The lack of removable battery to me is a non issue for a device that can literally go two days with moderate use and charge full in barely over an hour. That said, some people are extremely heavy users and can’t imagine going without a spare at least some of the time. If you are one of those people you will be better off looking at another phone.

The lack of SD card is a bigger issue in my opinion. While I get by fine without it, many, many people like the freedom to have as much as they want on their device as well as the option to switch the storage medium for another in seconds. I’ve seen a tear-down video and personally, I don’t understand why they didn’t add this option.

Despite the fact that I like the simplistic design of the Pixel phones, I can fully understand that all people are different. My simplistic design is someone else’s idea of a yawner. I think most people are OK with it based on the demand but there are still plenty who think it’s not at all inspiring. It does somewhat resemble an iPhone and for some people, that’s just not a good thing.

It is not waterproof but is in fact, water resistant!

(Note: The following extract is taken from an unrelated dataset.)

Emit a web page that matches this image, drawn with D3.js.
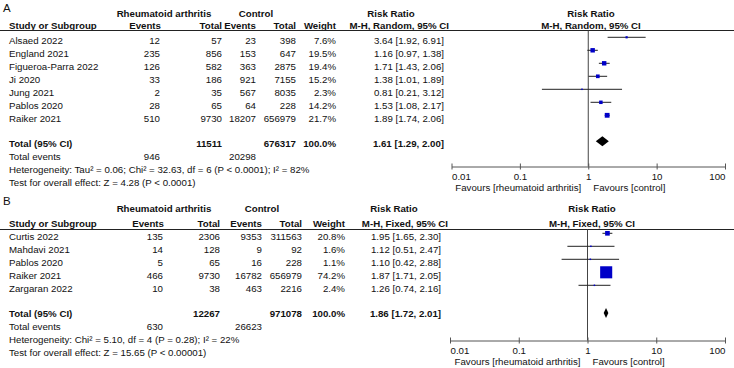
<!DOCTYPE html>
<html lang="en">
<head>
<meta charset="UTF-8">
<title>Forest plots</title>
<script src="https://d3js.org/d3.v7.min.js"></script>
<style>
  * { margin: 0; padding: 0 }
  body { background: #fff; }
  svg text { font-family: "Liberation Sans", Arial, sans-serif; font-size: 9.7px; fill: #111; }
  svg text.b { font-weight: bold; }
</style>
</head>
<body>
<svg id="chart" width="734" height="368"></svg>
<script>
// ---- panel A data (random effects) ----
const studiesA = ["Alsaed 2022", "England 2021", "Figueroa-Parra 2022", "Ji 2020", "Jung 2021", "Pablos 2020", "Raiker 2021"];
const raEventsA = [12, 235, 126, 33, 2, 28, 510];
const raTotalA = [57, 856, 582, 186, 35, 65, 9730];
const ctlEventsA = [23, 153, 363, 921, 567, 64, 18207];
const ctlTotalA = [398, 647, 2875, 7155, 8035, 228, 656979];
const weightA = [7.6, 19.5, 19.4, 15.2, 2.3, 14.2, 21.7];
const rrA = [3.64, 1.16, 1.71, 1.38, 0.81, 1.53, 1.89];
const lowA = [1.92, 0.97, 1.43, 1.01, 0.21, 1.08, 1.74];
const highA = [6.91, 1.38, 2.06, 1.89, 3.12, 2.17, 2.06];
const pooledA = [1.61, 1.29, 2.00];
const totalsA = [11511, 676317];
const totalEventsA = [946, 20298];
const hetA = "Heterogeneity: Tau² = 0.06; Chi² = 32.63, df = 6 (P < 0.0001); I² = 82%";
const testA = "Test for overall effect: Z = 4.28 (P < 0.0001)";

// ---- panel B data (fixed effects) ----
const studiesB = ["Curtis 2022", "Mahdavi 2021", "Pablos 2020", "Raiker 2021", "Zargaran 2022"];
const raEventsB = [135, 14, 5, 466, 10];
const raTotalB = [2306, 128, 65, 9730, 38];
const ctlEventsB = [9353, 9, 16, 16782, 463];
const ctlTotalB = [311563, 92, 228, 656979, 2216];
const weightB = [20.8, 1.6, 1.1, 74.2, 2.4];
const rrB = [1.95, 1.12, 1.10, 1.87, 1.26];
const lowB = [1.65, 0.51, 0.42, 1.71, 0.74];
const highB = [2.30, 2.47, 2.88, 2.05, 2.16];
const pooledB = [1.86, 1.72, 2.01];
const totalsB = [12267, 971078];
const totalEventsB = [630, 26623];
const hetB = "Heterogeneity: Chi² = 5.10, df = 4 (P = 0.28); I² = 22%";
const testB = "Test for overall effect: Z = 15.65 (P < 0.00001)";

const axisTicks = [0.01, 0.1, 1, 10, 100];
const favours = ["Favours [rheumatoid arthritis]", "Favours [control]"];

const svg = d3.select('#chart');
const fmt2 = d3.format('.2f');
const ci = (r, l, h) => fmt2(r) + ' [' + fmt2(l) + ', ' + fmt2(h) + ']';

// square side grows a bit slower than weight
const size = d3.scalePow().exponent(0.75).domain([0, 100]).range([0, 15.1]);

function drawPanel(p) {
  const g = svg.append('g');
  const c = p.cols;
  const x = d3.scaleLog().domain([0.01, 100]).range(p.plotRange);

  const txt = (s, xx, yy, anchor, bold) => g.append('text')
    .attr('x', xx).attr('y', yy)
    .attr('text-anchor', anchor || 'start')
    .classed('b', !!bold)
    .text(s);

  g.append('text').attr('x', 3).attr('y', p.letterY)
    .style('font-size', '11.5px').text(p.letter);

  // headers
  txt('Rheumatoid arthritis', c.group1, p.hdr1, 'middle', true);
  txt('Control', c.group2, p.hdr1, 'middle', true);
  txt('Risk Ratio', c.rrHead, p.hdr1, 'middle', true);
  txt('Risk Ratio', c.plotHead, p.hdr1, 'middle', true);
  txt('Study or Subgroup', c.study, p.hdr2, 'start', true);
  txt('Events', c.ev1, p.hdr2, 'end', true);
  txt('Total', c.tot1, p.hdr2, 'end', true);
  txt('Events', c.ev2, p.hdr2, 'end', true);
  txt('Total', c.tot2, p.hdr2, 'end', true);
  txt('Weight', c.wt, p.hdr2, 'end', true);
  txt(p.method, c.rrHeadRight, p.hdr2, 'end', true);
  txt(p.method, c.plotHead, p.hdr2, 'middle', true);

  g.append('line').attr('x1', 0).attr('x2', 734)
    .attr('y1', p.lineY).attr('y2', p.lineY)
    .attr('stroke', '#222').attr('stroke-width', 1);

  // study rows
  p.studies.forEach((s, i) => {
    const y = p.row0 + i * 13;
    txt(s, c.study, y);
    txt(p.ev1[i], c.ev1 - 1, y, 'end');
    txt(p.tot1[i], c.tot1, y, 'end');
    txt(p.ev2[i], c.ev2, y, 'end');
    txt(p.tot2[i], c.tot2, y, 'end');
    txt(p.wt[i].toFixed(1) + '%', c.wt, y, 'end');
    txt(ci(p.rr[i], p.lo[i], p.hi[i]), c.rr, y, 'end');
  });

  // totals
  txt('Total (95% CI)', c.study, p.totalY, 'start', true);
  txt(p.totals[0], c.tot1, p.totalY, 'end', true);
  txt(p.totals[1], c.tot2, p.totalY, 'end', true);
  txt('100.0%', c.wt, p.totalY, 'end', true);
  txt(ci(p.pooled[0], p.pooled[1], p.pooled[2]), c.rr, p.totalY, 'end', true);
  txt('Total events', c.study, p.totalY + 13);
  txt(p.events[0], c.ev1 - 1, p.totalY + 13, 'end');
  txt(p.events[1], c.ev2, p.totalY + 13, 'end');
  txt(p.het, c.study, p.totalY + 26);
  txt(p.test, c.study, p.totalY + 39);

  // null line
  g.append('line').attr('x1', x(1)).attr('x2', x(1))
    .attr('y1', p.lineY).attr('y2', p.axisY)
    .attr('stroke', '#444').attr('stroke-width', 1);

  // CIs and squares
  const rows = p.studies.map((s, i) => ({ i: i, rr: p.rr[i], lo: p.lo[i], hi: p.hi[i], w: p.wt[i] }));
  const rg = g.selectAll('g.row').data(rows).enter().append('g').classed('row', true)
    .attr('transform', d => 'translate(0,' + (p.row0 + d.i * 13 - 7) + ')');
  rg.append('line')
    .attr('x1', d => x(d.lo)).attr('x2', d => x(d.hi))
    .attr('y1', 0).attr('y2', 0)
    .attr('stroke', '#222').attr('stroke-width', 1);
  rg.append('rect')
    .attr('x', d => x(d.rr) - Math.max(1.5, size(d.w)) / 2)
    .attr('y', d => -Math.max(1.5, size(d.w)) / 2)
    .attr('width', d => Math.max(1.5, size(d.w)))
    .attr('height', d => Math.max(1.5, size(d.w)))
    .attr('fill', '#0000c8');

  // pooled diamond
  const dy = p.totalY - p.diamondOff;
  g.append('path')
    .attr('d', 'M' + x(p.pooled[1]) + ',' + dy +
      'L' + x(p.pooled[0]) + ',' + (dy - 5) +
      'L' + x(p.pooled[2]) + ',' + dy +
      'L' + x(p.pooled[0]) + ',' + (dy + 5) + 'Z')
    .attr('fill', '#000');

  // axis
  const ax = g.append('g').attr('transform', 'translate(0,' + p.axisY + ')')
    .call(d3.axisBottom(x).tickValues(axisTicks).tickFormat(d => String(d)).tickSize(3).tickSizeOuter(0));
  ax.select('.domain').attr('stroke', '#555');
  ax.selectAll('.tick line').attr('y1', -3).attr('y2', 3).attr('stroke', '#555');
  ax.selectAll('.tick text')
    .attr('y', 13.5).attr('dy', null)
    .attr('text-anchor', (d, i) => i === 0 ? 'start' : (i === axisTicks.length - 1 ? 'end' : 'middle'))
    .attr('fill', '#111')
    .style('font-family', '"Liberation Sans", Arial, sans-serif').style('font-size', '9.7px');

  txt(favours[0], x(1) - 7, p.axisY + 24, 'end');
  txt(favours[1], x(1) + 5, p.axisY + 24, 'start');
}

drawPanel({
  letter: 'A', letterY: 11.5, hdr1: 17, hdr2: 28.5, lineY: 30.5, row0: 44.3,
  totalY: 147, diamondOff: 5.7, axisY: 166.5, plotRange: [451.5, 725],
  method: 'M-H, Random, 95% CI',
  cols: { study: 9, ev1: 161, tot1: 222, ev2: 256, tot2: 296, wt: 336, rr: 444,
    group1: 164, group2: 256, rrHead: 391, rrHeadRight: 449, plotHead: 591 },
  studies: studiesA, ev1: raEventsA, tot1: raTotalA, ev2: ctlEventsA, tot2: ctlTotalA,
  wt: weightA, rr: rrA, lo: lowA, hi: highA, pooled: pooledA,
  totals: totalsA, events: totalEventsA, het: hetA, test: testA
});

drawPanel({
  letter: 'B', letterY: 204.5, hdr1: 212.3, hdr2: 227, lineY: 229.5, row0: 240.3,
  totalY: 317, diamondOff: 4, axisY: 340.5, plotRange: [450, 725],
  method: 'M-H, Fixed, 95% CI',
  cols: { study: 9, ev1: 164, tot1: 220, ev2: 262, tot2: 302, wt: 345, rr: 441,
    group1: 164, group2: 262, rrHead: 394, rrHeadRight: 448, plotHead: 592 },
  studies: studiesB, ev1: raEventsB, tot1: raTotalB, ev2: ctlEventsB, tot2: ctlTotalB,
  wt: weightB, rr: rrB, lo: lowB, hi: highB, pooled: pooledB,
  totals: totalsB, events: totalEventsB, het: hetB, test: testB
});
</script>
</body>
</html>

For some people this is a deal breaker, especially given the enormous price. It’s more money than most other phones. If any one of the cons have you on the fence, this issue should keep you away. Don’t break the bank on something that doesn’t excite you. The last con only refers to if you feel the price would be inline if at least some of the cons were not there. Anyone who is in this camp will almost assuredly not be buying a Pixel.

Final thoughts

This part is my fully biased opinion.

This is one of the best built smartphones I have ever used. The screen is brilliantly vibrant and sharp. It’s smooth and super fast, right up there with iPhones for lack of jank. As mentioned, the audio when paired with a good quality Bluetooth device is superb. That alone for me is worth the money. The camera is the delicious icing on the cake — especially the 4K quality. Now I realize I didn’t mention anything about Google Assistant. Honestly while I think it’s great, I agree with many other reviewers who said it seems under baked. It’s not bad at all and is more intuitive than Google Now but still for me, it’s not what made me pull the trigger on this one.

Should you buy it? If you’re dead set against getting anything that lacks anything in the con list, probably not, or at least think on it. If you’re on the fence, go into a local store and play with one for a few minutes. I believe it’s worth every penny and I have zero regrets, but of course you’ll have to make up your own mind.